Opening Cross: Spare Some Change? Funding Isn’t About Charity; It’s About Strategy
This week, Max highlights one worthy recipient and two worthy seekers of expansion funding.
Now, we’ve evolved to spot and avoid chuggers. So they’ve evolved too, shedding the branded shirts, and engaging you as a lost tourist would engage a local. Oh, sure, I can help you out, you say—and too late! They’ve got you again!
My point is, there are plenty of people out there seeking to separate you from your money, and willing to go to great lengths to do it. How do you know what’s worthwhile, and who’ll take you for a ride?
Fortunately, we have a couple of good examples in this week’s Inside Market Data that are deserving of your interest, and perhaps your investment.
First, tech startup Privitar has recently attracted £3 million in funding to help grow its operations, including new funding from Illuminate Financial Management, the Fintech-focused venture capital firm started by former Icap exec Mark Beeston. Privitar helps address compliance issues around data privacy while also enabling users to mine and share data with other authorized internal users and third parties.

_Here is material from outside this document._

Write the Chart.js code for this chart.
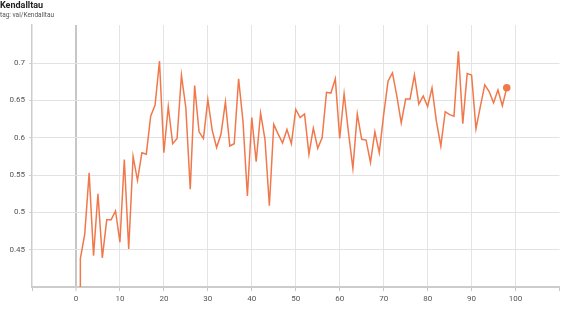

Next, UK-based KB Tech is seeking funding to expand to address data transparency and distribution opportunities presented by MiFID 2. You might recall the original version of its TDI suite, developed by CMS WebView, one of the early ticker plant vendors that was unfortunately hit by exchange demutualization and consolidation. In fact, co-founder David Briggs was a software engineer at CMS, while former CMS chief executive Bob Antell is now executive chairman at KB Tech. But to scale sufficiently to address MiFID 2, and to expand its asset class coverage, the vendor is now looking for a cash infusion.
Also looking to expand its asset class coverage is The Freedom Index Company, a not-for-profit provider of free and open indexes. But in the shorter term, The Freedom Index Co is seeking input from its clients—or “members,” as it calls them—to determine its next move: does it expand its international coverage, or provide more frequent and granular daily data that might make its index data more appealing to those that could contribute more to its operations, such as exchange-traded funds. Either move will cost money, but the vendor wants to determine which will create more support and deliver more “donations” long-term.
While it’s true that the market data and index industries aren’t charities—even The Freedom Index Co, which relies on donations, rather than traditional licensing fees—many say that data sources and index providers do the opposite, and raise fees to what the market will bear, rather than setting reasonable and sustainable levels. For example, exchanges reporting quarterly financial results over the past two weeks fell into two camps: those who grew their overall revenues, including data revenues, and those whose overall revenues struggled, but whose data revenues increased regardless. It seems data is often seen as an area where providers can raise fees to subsidize underperforming areas that rely on transaction-based revenues, regardless of whether an exchange’s market share justifies the fees.
If exchanges and indexes are setting their agenda around data, then why shouldn’t consumers who feel forced to pay whatever the key players demand do the same, avoiding the “chuggers” of market data and spending their money where they want?